Troubleshooting a Broken Kubernetes Cluster

Introduction

Every Kubernetes administrator will likely need to deal with a broken cluster at some point, whether a single node or the entire cluster is down. In this lab, you will be able to practice your troubleshooting skills. You will be presented with a broken Kubernetes cluster and asked to use your investigative skills to identify the problem and fix it.

Solution

Log in to the control plane node server using the credentials provided:

ssh cloud_user@<PUBLIC_IP_ADDRESS>

Determine What is Wrong with the Cluster

  1. Find out which node is having a problem by using kubectl get nodes. Identify if a node is in the NotReady state.

  2. Get more information on the node by using kubectl describe node <NODE_NAME>.

  3. Look for the Conditions section of the Node Information and find out what is affecting the node’s status, causing it to fail.

  4. Log in to the worker 2 node server using the credentials provided:

    ssh cloud_user@<PUBLIC_IP_ADDRESS>
    
  5. Look at the kubelet logs of the worker 2 node by using sudo journalctl -u kubelet.

  6. Go to the end of the log by pressing Shift + G and see the error messages stating that kubelet has stopped.

  7. Look at the status of the kubelet status by using sudo systemctl status kubelet, and note whether the kubelet service is running or not.

Fix the Problem

  1. In order to fix the problem, we need to not only start the server but also enable kubelet to ensure that it continues to work if the server restarts in the future. Use clear to clear the service status, and then start and enable kubelet by using sudo systemctl enable kubelet, followed by sudo systemctl start kubelet.
  2. Check if kubelet is active by using sudo systemctl status kubelet, and note if the service is listed as active (running).
  3. Return to the control plane node.
  4. Check if all nodes are now in a Ready status by using kubectl get nodes. You may have to wait and try the command a few times before all nodes appear as Ready.

Troubleshooting a Broken Kubernetes Application

Introduction

Kubernetes administrators need to be able to fix issues with applications running in a cluster. This lab will allow you to test your skills when it comes to fixing broken Kubernetes applications. You will be presented with a cluster running a broken application and asked to identify and correct the problem.

Solution

Log in to the server by using the credentials provided: ssh cloud_user@<PUBLIC_IP_ADDRESS>.
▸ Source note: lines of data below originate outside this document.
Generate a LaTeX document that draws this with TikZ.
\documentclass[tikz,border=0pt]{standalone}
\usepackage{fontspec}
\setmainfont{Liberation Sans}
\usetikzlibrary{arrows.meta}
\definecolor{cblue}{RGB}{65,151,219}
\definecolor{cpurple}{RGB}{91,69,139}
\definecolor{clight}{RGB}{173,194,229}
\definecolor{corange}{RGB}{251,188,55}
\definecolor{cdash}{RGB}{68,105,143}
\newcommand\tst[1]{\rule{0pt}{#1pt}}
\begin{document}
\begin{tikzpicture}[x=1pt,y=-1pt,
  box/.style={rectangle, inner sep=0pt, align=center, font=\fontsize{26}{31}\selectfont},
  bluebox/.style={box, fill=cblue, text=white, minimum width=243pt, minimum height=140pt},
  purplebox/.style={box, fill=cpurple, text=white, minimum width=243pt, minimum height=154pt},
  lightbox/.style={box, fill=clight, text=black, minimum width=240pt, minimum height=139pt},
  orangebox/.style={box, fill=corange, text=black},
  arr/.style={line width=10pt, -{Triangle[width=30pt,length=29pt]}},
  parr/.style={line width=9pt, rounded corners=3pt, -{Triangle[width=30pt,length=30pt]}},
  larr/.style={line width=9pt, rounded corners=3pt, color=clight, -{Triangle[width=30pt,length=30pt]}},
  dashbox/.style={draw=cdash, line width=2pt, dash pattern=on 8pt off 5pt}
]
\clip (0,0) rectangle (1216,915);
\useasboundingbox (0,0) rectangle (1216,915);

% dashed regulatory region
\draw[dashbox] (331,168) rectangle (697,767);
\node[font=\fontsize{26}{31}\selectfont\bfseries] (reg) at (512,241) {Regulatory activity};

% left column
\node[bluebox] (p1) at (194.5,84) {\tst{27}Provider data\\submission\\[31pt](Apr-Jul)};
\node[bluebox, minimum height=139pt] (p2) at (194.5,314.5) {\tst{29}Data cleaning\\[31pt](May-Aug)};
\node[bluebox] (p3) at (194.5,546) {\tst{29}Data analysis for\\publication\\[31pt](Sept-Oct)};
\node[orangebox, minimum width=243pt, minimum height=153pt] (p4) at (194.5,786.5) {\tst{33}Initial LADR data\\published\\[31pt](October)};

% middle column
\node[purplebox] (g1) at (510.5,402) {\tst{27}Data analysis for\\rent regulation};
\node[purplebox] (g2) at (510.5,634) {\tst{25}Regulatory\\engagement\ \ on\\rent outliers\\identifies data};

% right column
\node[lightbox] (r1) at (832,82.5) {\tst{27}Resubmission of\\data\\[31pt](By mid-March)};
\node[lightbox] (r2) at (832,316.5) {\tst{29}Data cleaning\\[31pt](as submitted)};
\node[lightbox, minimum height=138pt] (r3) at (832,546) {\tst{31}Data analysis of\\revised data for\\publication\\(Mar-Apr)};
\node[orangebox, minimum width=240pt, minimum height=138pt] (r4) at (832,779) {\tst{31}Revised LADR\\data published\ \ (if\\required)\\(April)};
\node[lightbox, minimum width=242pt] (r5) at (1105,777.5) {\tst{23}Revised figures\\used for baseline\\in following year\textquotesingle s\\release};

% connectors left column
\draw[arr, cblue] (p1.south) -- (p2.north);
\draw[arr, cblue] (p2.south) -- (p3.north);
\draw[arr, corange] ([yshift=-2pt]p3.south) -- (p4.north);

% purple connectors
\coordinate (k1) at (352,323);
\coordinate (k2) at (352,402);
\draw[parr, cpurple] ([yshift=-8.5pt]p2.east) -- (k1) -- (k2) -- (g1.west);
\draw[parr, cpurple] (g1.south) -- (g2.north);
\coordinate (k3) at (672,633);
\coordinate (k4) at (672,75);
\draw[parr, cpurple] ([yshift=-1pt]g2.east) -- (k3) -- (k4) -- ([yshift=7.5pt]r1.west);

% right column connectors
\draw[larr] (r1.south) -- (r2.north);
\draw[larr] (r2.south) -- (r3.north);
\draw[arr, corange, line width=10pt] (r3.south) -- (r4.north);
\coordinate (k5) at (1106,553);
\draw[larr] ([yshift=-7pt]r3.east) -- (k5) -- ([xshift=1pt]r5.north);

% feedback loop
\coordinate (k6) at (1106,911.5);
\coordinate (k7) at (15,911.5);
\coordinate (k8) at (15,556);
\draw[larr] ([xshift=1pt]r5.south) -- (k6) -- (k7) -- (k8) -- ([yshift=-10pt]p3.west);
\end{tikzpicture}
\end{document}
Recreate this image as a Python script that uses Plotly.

Identify What is Wrong with the Application

  1. Examine the web-consumer deployment, which resides in the web namespace, and its Pods by using kubectl get deployment -n web web-consumer.
  2. Get more information by using kubectl describe deployment -n web web-consumer, including container specifications and labels that the Pods are using.
  3. Look more closely at the Pods by using kubectl get pods -n web to see if both Pods are up and running.
  4. Get more information about the Pods by using kubectl describe pod -n web <POD_NAME>, and evaluate any warning messages that may come up.
  5. Look at the logs associated with the container busybox by using kubectl logs -n web <POD_NAME> -c busybox.
  6. Determine what may be going wrong by reading the output from the container logs.
  7. Take a closer look at the pod itself by using kubectl get pod -n web <POD_NAME> -o yaml to get the data in the yaml format.
  8. Determine which command is causing the errors (in this case, the while true; do curl auth-db; sleep 5; done command).

Fix the Problem

  1. Take a closer look at the service by using kubectl get svc -n web auth-db.
  2. Locate where the service is by using kubectl get namespaces and finding the one other non-default namespace called data.
  3. Check kubectl get svc -n data and find the auth-db service in this namespace, rather than the web namespace.
  4. Start resolving the issue by using kubectl edit deployment -n web web-consumer.
  5. In the spec section, scroll down to find the pod template and locate the while true; do curl auth-db; sleep 5; done command.
  6. Change the command to while true; do curl auth-db.data.svc.cluster.local; sleep 5; done to give the fully qualified domain name of that service. This will allow the web-consumer deployment’s Pods to communicate with the service successfully.
  7. Save the file and exit by pressing the ESC key and using :wq.
  8. Check kubectl get pods -n web to ensure that the old pods have terminated and the new pods are running successfully.
  9. Check the log of one of the new pods by using kubectl logs -n web <POD-NAME> -c busybox. This time the pod should be able to communicate successfully with the service.